⬤ Pew Research Center has released a report on how Americans view artificial intelligence in daily life. The findings expose a sharp divide between expert and public opinion: 56% of AI experts expect the technology to deliver positive societal impact, while just 17% of the general public agrees. Despite rapid progress in the field, confidence in AI's long-term benefits remains limited for most Americans.
⬤ Public concern about AI has grown steadily. In 2025, 50% of U.S. adults say they feel more concerned than excited about AI, up from 37% in 2021. Over the same period, those who are more excited than concerned dropped from 18% to just 10%. Another 38% report mixed feelings, saying they feel equally excited and concerned about AI's expanding role in society.
Despite rapid technological progress, confidence in AI's long-term benefits remains limited among many Americans.
⬤ Workplace adoption is growing: 21% of adults now say they use AI tools at work, reflecting how embedded these technologies have become in professional workflows. At the same time, concerns around education are mounting. About 60% of students aged 13 to 17 report that classmates use AI chatbots to complete or bypass school assignments, and roughly one-third say such cheating happens frequently.

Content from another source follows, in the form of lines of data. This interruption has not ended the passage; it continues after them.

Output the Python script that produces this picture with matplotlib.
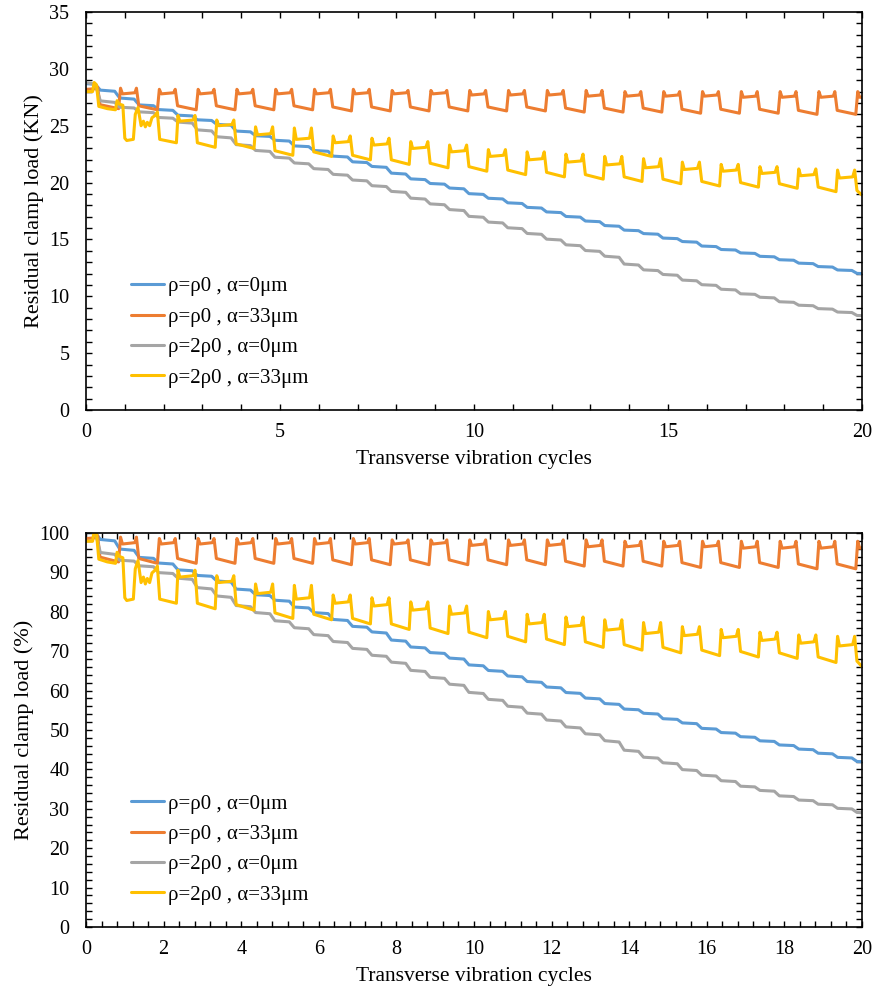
import matplotlib
matplotlib.use("Agg")
import matplotlib.pyplot as plt
import numpy as np
from matplotlib.ticker import MultipleLocator

plt.rcParams['font.family'] = ['Liberation Serif', 'DejaVu Serif']

# initial clamp load used to express the loads in %
P0 = 28.6

# blue / gray: level (KN) of each half-cycle stair segment, steps at n+0.3 and n+0.8
blue_levels = [28.7, 28.1, 27.4, 26.8, 26.4, 25.9, 25.5, 25.1, 24.5, 24.1,
               23.7, 23.2, 22.8, 22.3, 21.8, 21.4, 20.8, 20.3, 19.9, 19.5,
               19.0, 18.6, 18.2, 17.8, 17.4, 17.0, 16.6, 16.2, 15.8, 15.5,
               15.1, 14.8, 14.4, 14.1, 13.8, 13.5, 13.2, 12.9, 12.6, 12.3, 12.0]
gray_levels = [28.8, 27.1, 26.6, 26.2, 25.7, 25.3, 24.6, 24.0, 23.3, 22.8,
               22.2, 21.7, 21.2, 20.7, 20.2, 19.7, 19.2, 18.6, 18.1, 17.6,
               17.0, 16.5, 16.0, 15.5, 15.0, 14.5, 14.0, 13.5, 12.8, 12.3,
               11.9, 11.4, 11.0, 10.6, 10.2, 9.9, 9.5, 9.2, 8.9, 8.6, 8.3]

# orange: per cycle 0..20 (high phase k-0.15 .. k+0.33), low phase after it
orange_peak = [28.4, 28.3, 28.2, 28.2, 28.2, 28.2, 28.2, 28.2, 28.1, 28.1, 28.1,
               28.1, 28.1, 28.1, 28.0, 28.0, 28.0, 28.0, 28.0, 28.0, 28.0]
orange_plat = [28.2, 27.8, 27.8, 27.8, 27.8, 27.8, 27.8, 27.8, 27.8, 27.8, 27.7,
               27.7, 27.7, 27.6, 27.6, 27.6, 27.6, 27.5, 27.5, 27.5, 27.5]
orange_low = [26.5, 26.4, 26.4, 26.4, 26.4, 26.4, 26.3, 26.3, 26.3, 26.3,
              26.3, 26.3, 26.2, 26.2, 26.2, 26.1, 26.1, 26.1, 26.0, 26.0]

# yellow: irregular start, then per cycle 2..19 (high phase k+0.33 .. k+0.84)
yellow_early_x = [0, 0.17, 0.21, 0.27, 0.33, 0.55, 0.76, 0.8, 0.86, 0.95, 1.0, 1.05,
                  1.22, 1.27, 1.34, 1.42, 1.48, 1.53, 1.58, 1.64, 1.7, 1.78, 1.84, 1.9, 2.33]
yellow_early_y = [28.0, 28.0, 28.8, 28.6, 26.7, 26.5, 26.4, 27.2, 26.9, 26.8, 23.9, 23.7,
                  23.8, 26.0, 26.6, 25.0, 25.4, 24.9, 25.3, 25.0, 25.7, 25.9, 26.2, 23.8, 23.5]
yellow_peak = [25.9, 25.5, 24.9, 24.8, 24.1, 23.9, 23.6, 23.3, 22.9, 22.7,
               22.5, 22.3, 22.1, 21.8, 21.6, 21.4, 21.2, 21.1]
yellow_plat = [25.4, 25.0, 24.2, 23.8, 23.5, 23.3, 23.0, 22.7, 22.3, 22.0,
               21.8, 21.55, 21.3, 21.15, 21.0, 20.8, 20.6, 20.4]
yellow_low = [23.1, 23.0, 22.4, 22.3, 22.0, 21.6, 21.3, 21.0, 20.7, 20.5,
              20.3, 20.1, 19.9, 19.7, 19.6, 19.5, 19.2, 18.9]

labels = ['ρ=ρ0 , α=0μm', 'ρ=ρ0 , α=33μm', 'ρ=2ρ0 , α=0μm', 'ρ=2ρ0 , α=33μm']
colors = ['#5B9BD5', '#ED7D31', '#A5A5A5', '#FFC000']


def stair(levels):
    # soft steps, flats sag slightly towards the next level
    xs, ys = [0], [levels[0]]
    for i in range(len(levels) - 1):
        b = 0.3 + 0.5 * i
        d = levels[i] - levels[i + 1]
        xs += [b - 0.06, b, b + 0.07]
        ys += [levels[i] - 0.1 * d, levels[i] - 0.5 * d, levels[i + 1] + 0.05 * d]
    xs.append(20)
    ys.append(levels[-1])
    return np.array(xs), np.array(ys)


def orange_curve():
    xs = [0, 0.26, 0.3]
    ys = [orange_plat[0], orange_plat[0] + 0.05, orange_peak[0]]
    for k in range(len(orange_low)):
        xs += [k + 0.36, k + 0.84]
        ys += [orange_low[k] + 0.35, orange_low[k]]
        n = k + 1
        xs += [n - 0.11, n - 0.06, n + 0.26, n + 0.3]
        ys += [orange_peak[n], orange_plat[n], orange_plat[n] + 0.1, orange_peak[n]]
    xs.append(20)
    ys.append(orange_plat[-1])
    return np.array(xs), np.array(ys)


def yellow_curve():
    xs, ys = list(yellow_early_x), list(yellow_early_y)
    for i in range(len(yellow_plat)):
        k = i + 2
        xs += [k + 0.37, k + 0.42, k + 0.76, k + 0.81, k + 0.87]
        ys += [yellow_peak[i], yellow_plat[i], yellow_plat[i] + 0.1,
               yellow_peak[i], yellow_low[i] + 0.4]
        end = min(k + 1.33, 20)
        xs.append(end)
        ys.append(yellow_low[i])
    return np.array(xs), np.array(ys)


curves = [stair(blue_levels), orange_curve(), stair(gray_levels), yellow_curve()]

fig = plt.figure(figsize=(8.78, 9.98), dpi=100)
ax1 = fig.add_axes([86 / 878, 1 - 410 / 998, 776 / 878, 398 / 998])
ax2 = fig.add_axes([86 / 878, 1 - 927 / 998, 776 / 878, 394 / 998])

for ax, scale in [(ax1, 1.0), (ax2, 100.0 / P0)]:
    for (x, y), c, lab in zip(curves, colors, labels):
        ax.plot(x, y * scale, color=c, lw=2.2, label=lab,
                solid_joinstyle='round', solid_capstyle='round')
    ax.set_xlim(0, 20)
    ax.tick_params(which='both', direction='in', top=True, right=True,
                   length=4, width=1, labelsize=14.5)
    ax.tick_params(axis='x', pad=9)
    ax.tick_params(axis='y', pad=12)
    for s in ax.spines.values():
        s.set_linewidth(1.2)
    ax.set_xlabel('Transverse vibration cycles', fontsize=15.5, labelpad=6)
    ax.legend(loc='lower left', bbox_to_anchor=(0.045, 0.03), frameon=False,
              fontsize=15, borderpad=0, handlelength=1.55, handletextpad=0.2,
              labelspacing=0.52)

ax1.set_ylim(0, 35)
ax1.xaxis.set_major_locator(MultipleLocator(5))
ax1.xaxis.set_minor_locator(MultipleLocator(1))
ax1.yaxis.set_major_locator(MultipleLocator(5))
ax1.yaxis.set_minor_locator(MultipleLocator(1))
ax1.set_ylabel('Residual clamp load (KN)', fontsize=16, labelpad=4)

ax2.set_ylim(0, 100)
ax2.xaxis.set_major_locator(MultipleLocator(2))
ax2.xaxis.set_minor_locator(MultipleLocator(0.4))
ax2.yaxis.set_major_locator(MultipleLocator(10))
ax2.yaxis.set_minor_locator(MultipleLocator(2))
ax2.set_ylabel('Residual clamp load (%)', fontsize=16, labelpad=4)

fig.savefig('out.png', dpi=100)
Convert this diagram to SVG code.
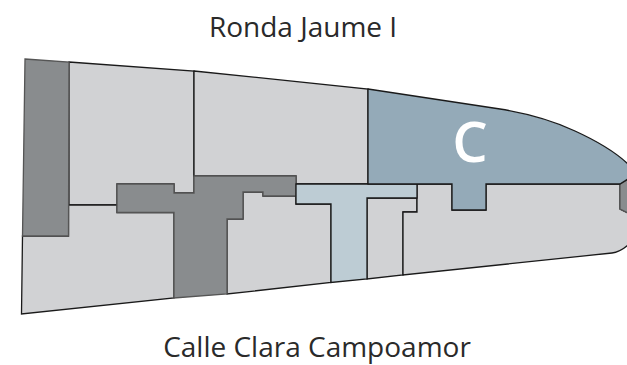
<svg xmlns="http://www.w3.org/2000/svg" width="627" height="365" viewBox="0 0 627 365">
<style>
.r{stroke:#1a1a1a;stroke-width:1.3;stroke-linejoin:miter}
.l{fill:#d1d2d4}.d{fill:#898c8e;stroke:#555}.b{fill:#94aab8}.t{fill:#bdccd4}
text{font-family:"Open Sans",sans-serif;fill:#2a2a2a;text-anchor:middle}
</style>
<rect width="627" height="365" fill="#fff"/>
<g id="labels">
<text x="303" y="37" font-size="28">Ronda Jaume I</text>
<text x="317" y="357" font-size="28">Calle Clara Campoamor</text>
</g>
<g id="rooms">
<path id="room-nw" class="r l" d="M69 62L194 71V193H174V184H117V205H69Z"/>
<path id="room-n" class="r l" d="M194 71L368 89V184H296V176H194Z"/>
<path id="room-sw" class="r l" d="M22.5 236H68.5V205H117V212.5H174V298L21.5 314Z"/>
<path id="room-s" class="r l" d="M227 219H243V192H263V196H296V204H331V282.5L227 294Z"/>
<path id="room-small" class="r l" d="M367 198H417V212H403V275L367 279Z"/>
<path id="room-e" class="r l" d="M403 212H417V184H452V210H486V184H620V209L628 213V245Q620 252 612 253L403 275Z"/>
<path id="core-w" class="r d" d="M25 59L69 62L68.5 236H22.5Z"/>
<path id="core-c" class="r d" d="M117 184H174V193H194V176H296V196H263V192H243V219H227V294L174 298V212.5H117Z"/>
<path id="core-e" class="r d" d="M620 184L628 179V213L620 209Z"/>
<path id="corridor" class="r t" d="M296 184H417V198H367V279L331 282.5V204H296Z"/>
<g id="zone-c">
<path class="r b" d="M368 89L500 109Q543 116 575 131Q610 147 628 164V179L620 184H486V210H452V184H368Z"/>
<text x="470" y="162" font-size="56" font-weight="600" style="fill:#fff">C</text>
</g>
</g>
</svg>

⬤ The broader public debate reflects AI's rapid spread across industries and consumer platforms. How sentiment evolves may shape government regulation, transparency standards, and responsible deployment frameworks going forward. Recent developments underscore this acceleration: IBM's Agent Memory System boosted task success by 149%, and GPT-5.2 hit 33% on LiveCodeBench Pro, arriving five years ahead of 2030 expert predictions - all signs that AI capabilities are reshaping global adoption faster than public trust can keep pace.